Using the data below, output the first line and every line after it up to and including the line containing "owc_depth = 3956", exactly as written and with nothing added.
# Data block start
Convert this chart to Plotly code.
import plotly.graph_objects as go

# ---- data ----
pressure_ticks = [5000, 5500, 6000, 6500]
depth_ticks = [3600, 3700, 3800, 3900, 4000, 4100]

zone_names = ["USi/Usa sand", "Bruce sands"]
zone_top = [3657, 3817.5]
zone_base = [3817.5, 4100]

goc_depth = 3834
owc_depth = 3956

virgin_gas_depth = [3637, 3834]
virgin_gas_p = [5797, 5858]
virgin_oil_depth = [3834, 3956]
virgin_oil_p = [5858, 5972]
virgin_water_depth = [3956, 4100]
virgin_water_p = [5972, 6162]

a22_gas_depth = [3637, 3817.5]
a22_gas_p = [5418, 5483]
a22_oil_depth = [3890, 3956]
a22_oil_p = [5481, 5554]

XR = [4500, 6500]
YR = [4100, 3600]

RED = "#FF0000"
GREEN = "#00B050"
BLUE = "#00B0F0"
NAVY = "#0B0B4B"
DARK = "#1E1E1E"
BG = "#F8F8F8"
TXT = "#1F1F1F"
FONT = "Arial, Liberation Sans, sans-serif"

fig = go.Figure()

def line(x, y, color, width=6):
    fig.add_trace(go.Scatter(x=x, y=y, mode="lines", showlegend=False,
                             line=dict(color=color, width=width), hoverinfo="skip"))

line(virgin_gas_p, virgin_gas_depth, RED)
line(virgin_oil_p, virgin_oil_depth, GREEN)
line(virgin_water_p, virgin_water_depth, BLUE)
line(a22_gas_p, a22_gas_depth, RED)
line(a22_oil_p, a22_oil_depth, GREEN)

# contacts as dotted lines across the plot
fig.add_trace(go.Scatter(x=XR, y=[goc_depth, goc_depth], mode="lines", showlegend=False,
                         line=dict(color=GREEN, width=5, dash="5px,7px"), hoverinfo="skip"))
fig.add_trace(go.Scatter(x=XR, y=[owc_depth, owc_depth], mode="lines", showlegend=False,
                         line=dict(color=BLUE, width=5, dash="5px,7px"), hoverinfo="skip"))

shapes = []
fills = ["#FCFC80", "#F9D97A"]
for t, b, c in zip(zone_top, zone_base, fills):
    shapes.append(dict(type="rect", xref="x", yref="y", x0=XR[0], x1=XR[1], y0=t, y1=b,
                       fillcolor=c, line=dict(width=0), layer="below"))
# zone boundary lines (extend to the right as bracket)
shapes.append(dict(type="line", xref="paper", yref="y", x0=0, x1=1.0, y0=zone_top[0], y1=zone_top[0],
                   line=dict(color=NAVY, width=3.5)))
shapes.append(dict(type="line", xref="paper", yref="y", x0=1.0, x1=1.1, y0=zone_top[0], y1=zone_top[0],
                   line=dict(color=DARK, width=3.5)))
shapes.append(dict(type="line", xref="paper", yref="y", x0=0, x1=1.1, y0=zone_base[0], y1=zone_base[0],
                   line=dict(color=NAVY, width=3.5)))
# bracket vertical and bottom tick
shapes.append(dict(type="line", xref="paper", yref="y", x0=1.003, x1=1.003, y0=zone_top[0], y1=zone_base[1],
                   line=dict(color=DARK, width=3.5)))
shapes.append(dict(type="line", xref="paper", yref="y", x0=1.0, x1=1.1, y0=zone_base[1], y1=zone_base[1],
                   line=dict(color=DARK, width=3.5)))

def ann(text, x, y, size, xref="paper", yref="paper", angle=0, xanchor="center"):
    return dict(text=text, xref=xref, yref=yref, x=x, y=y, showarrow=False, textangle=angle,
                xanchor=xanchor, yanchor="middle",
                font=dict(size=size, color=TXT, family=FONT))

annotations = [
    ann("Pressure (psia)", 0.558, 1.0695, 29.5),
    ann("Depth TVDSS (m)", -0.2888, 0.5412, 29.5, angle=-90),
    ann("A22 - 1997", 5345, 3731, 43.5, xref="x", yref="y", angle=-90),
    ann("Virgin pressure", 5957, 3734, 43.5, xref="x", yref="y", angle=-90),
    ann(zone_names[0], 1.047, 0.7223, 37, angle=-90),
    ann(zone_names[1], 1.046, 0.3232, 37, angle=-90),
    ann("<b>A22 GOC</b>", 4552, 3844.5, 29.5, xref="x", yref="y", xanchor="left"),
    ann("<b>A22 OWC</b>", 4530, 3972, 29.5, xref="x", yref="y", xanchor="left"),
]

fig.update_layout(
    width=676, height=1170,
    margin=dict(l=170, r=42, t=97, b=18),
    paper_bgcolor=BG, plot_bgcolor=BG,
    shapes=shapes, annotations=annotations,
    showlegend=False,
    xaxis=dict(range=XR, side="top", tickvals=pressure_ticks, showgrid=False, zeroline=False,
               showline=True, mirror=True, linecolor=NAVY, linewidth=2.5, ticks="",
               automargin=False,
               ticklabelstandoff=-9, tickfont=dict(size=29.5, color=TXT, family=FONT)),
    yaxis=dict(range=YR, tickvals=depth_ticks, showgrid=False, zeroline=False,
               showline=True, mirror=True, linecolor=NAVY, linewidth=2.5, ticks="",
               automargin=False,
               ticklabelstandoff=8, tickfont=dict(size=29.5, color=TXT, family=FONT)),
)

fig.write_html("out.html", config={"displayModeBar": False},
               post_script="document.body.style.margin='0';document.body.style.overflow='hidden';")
# Data block end
Answer to the problem
Convert this chart to Plotly code.
import plotly.graph_objects as go

# ---- data ----
pressure_ticks = [5000, 5500, 6000, 6500]
depth_ticks = [3600, 3700, 3800, 3900, 4000, 4100]

zone_names = ["USi/Usa sand", "Bruce sands"]
zone_top = [3657, 3817.5]
zone_base = [3817.5, 4100]

goc_depth = 3834
owc_depth = 3956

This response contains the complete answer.